Instructions for the task: Exactly as written, write out the lines below from the first to the one containing "const seriesNames = ['Observado', 'calculado'];", inclusive. Pictures do not belong in the copy.

-=-=-

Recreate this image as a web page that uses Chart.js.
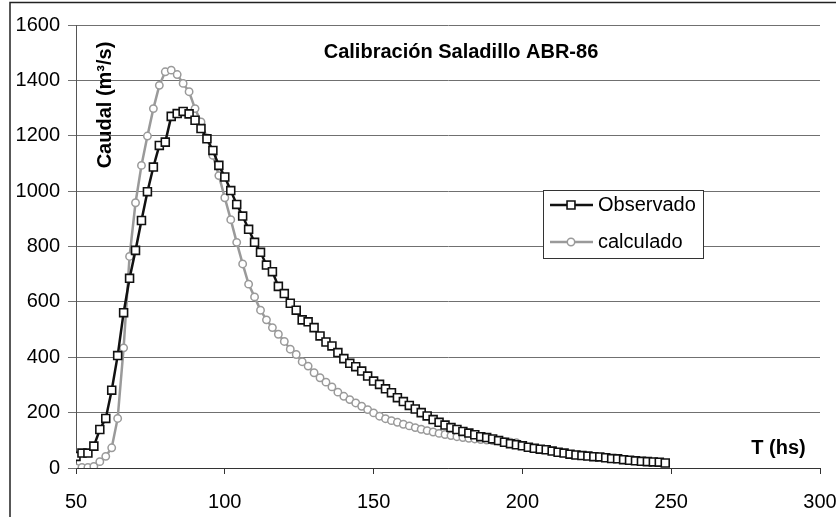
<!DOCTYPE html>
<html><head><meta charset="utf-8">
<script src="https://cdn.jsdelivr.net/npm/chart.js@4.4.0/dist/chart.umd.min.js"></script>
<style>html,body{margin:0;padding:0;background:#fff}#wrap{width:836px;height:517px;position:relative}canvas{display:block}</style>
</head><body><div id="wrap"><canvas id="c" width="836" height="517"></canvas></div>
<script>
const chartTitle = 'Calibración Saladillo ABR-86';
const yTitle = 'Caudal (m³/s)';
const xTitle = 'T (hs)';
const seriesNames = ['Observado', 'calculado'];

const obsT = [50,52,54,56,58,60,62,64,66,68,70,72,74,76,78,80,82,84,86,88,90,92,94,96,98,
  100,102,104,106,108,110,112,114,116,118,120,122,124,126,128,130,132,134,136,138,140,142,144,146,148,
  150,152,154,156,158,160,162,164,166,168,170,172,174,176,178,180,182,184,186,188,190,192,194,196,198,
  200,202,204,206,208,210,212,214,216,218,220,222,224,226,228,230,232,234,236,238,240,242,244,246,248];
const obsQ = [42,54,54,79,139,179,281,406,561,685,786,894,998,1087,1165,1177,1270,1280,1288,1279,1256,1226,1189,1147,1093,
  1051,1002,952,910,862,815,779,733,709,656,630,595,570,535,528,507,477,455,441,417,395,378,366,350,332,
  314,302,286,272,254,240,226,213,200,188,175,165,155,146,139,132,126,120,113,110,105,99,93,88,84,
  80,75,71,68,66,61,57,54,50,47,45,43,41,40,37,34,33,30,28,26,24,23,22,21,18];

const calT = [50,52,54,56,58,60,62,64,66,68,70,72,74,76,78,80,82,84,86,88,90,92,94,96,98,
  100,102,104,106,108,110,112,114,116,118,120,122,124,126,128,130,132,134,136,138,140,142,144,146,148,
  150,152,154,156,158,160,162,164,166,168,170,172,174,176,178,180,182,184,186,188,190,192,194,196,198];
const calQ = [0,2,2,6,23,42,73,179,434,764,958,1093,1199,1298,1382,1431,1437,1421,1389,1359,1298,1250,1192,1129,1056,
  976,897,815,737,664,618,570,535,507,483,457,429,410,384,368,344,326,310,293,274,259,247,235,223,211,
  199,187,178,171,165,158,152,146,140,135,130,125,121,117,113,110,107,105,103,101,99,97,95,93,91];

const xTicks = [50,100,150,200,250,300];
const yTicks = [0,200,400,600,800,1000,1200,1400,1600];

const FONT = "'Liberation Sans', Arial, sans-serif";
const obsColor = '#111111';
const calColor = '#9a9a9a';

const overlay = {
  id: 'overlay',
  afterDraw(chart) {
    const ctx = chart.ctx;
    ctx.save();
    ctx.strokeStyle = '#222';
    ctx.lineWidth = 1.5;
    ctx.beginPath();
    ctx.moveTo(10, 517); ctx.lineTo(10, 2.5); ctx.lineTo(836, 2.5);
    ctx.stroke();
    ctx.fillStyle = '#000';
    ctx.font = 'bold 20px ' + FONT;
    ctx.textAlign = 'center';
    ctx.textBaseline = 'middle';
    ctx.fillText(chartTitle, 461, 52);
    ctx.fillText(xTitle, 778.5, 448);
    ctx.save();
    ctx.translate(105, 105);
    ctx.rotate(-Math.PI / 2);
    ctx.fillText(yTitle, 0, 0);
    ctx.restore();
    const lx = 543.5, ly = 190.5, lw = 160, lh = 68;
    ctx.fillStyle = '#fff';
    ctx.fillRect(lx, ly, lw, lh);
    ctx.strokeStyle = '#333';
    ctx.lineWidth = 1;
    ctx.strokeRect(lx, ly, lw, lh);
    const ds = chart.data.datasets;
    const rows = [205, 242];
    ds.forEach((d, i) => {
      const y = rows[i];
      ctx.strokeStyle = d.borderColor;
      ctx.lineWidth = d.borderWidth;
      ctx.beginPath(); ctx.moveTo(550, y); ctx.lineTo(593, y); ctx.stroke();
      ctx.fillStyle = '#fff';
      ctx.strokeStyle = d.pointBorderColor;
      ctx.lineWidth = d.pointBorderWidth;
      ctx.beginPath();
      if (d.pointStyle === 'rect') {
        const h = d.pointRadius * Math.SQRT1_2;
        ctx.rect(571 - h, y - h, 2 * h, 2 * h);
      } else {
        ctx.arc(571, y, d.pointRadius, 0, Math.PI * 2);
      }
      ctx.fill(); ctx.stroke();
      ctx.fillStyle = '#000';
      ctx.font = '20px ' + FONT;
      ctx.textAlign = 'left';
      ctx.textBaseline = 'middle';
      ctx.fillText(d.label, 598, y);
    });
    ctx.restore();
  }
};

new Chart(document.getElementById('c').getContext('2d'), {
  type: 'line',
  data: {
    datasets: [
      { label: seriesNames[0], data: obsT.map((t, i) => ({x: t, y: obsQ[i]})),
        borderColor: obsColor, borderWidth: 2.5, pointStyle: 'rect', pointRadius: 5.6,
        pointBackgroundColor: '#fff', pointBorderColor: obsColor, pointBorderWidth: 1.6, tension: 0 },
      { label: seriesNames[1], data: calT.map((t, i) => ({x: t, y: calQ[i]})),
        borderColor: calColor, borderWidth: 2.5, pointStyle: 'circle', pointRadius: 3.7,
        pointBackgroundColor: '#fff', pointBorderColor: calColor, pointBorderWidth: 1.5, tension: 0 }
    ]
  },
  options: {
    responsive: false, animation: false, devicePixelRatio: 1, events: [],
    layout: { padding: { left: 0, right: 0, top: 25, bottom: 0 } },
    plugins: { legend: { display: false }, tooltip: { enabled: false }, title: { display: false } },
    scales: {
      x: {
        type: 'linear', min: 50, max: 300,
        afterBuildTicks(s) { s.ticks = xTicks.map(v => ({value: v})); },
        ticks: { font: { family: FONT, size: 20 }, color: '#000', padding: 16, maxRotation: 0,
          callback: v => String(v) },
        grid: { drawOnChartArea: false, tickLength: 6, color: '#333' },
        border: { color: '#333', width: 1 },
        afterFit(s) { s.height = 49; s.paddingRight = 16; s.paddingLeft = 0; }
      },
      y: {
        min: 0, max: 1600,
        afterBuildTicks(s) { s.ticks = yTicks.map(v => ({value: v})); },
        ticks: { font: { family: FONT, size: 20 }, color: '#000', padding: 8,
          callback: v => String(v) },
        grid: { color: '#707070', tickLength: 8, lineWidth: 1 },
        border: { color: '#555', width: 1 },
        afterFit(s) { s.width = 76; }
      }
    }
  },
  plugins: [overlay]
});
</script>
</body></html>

-=-=-

Answer for this exercise:
Recreate this image as a web page that uses Chart.js.
<!DOCTYPE html>
<html><head><meta charset="utf-8">
<script src="https://cdn.jsdelivr.net/npm/chart.js@4.4.0/dist/chart.umd.min.js"></script>
<style>html,body{margin:0;padding:0;background:#fff}#wrap{width:836px;height:517px;position:relative}canvas{display:block}</style>
</head><body><div id="wrap"><canvas id="c" width="836" height="517"></canvas></div>
<script>
const chartTitle = 'Calibración Saladillo ABR-86';
const yTitle = 'Caudal (m³/s)';
const xTitle = 'T (hs)';
const seriesNames = ['Observado', 'calculado'];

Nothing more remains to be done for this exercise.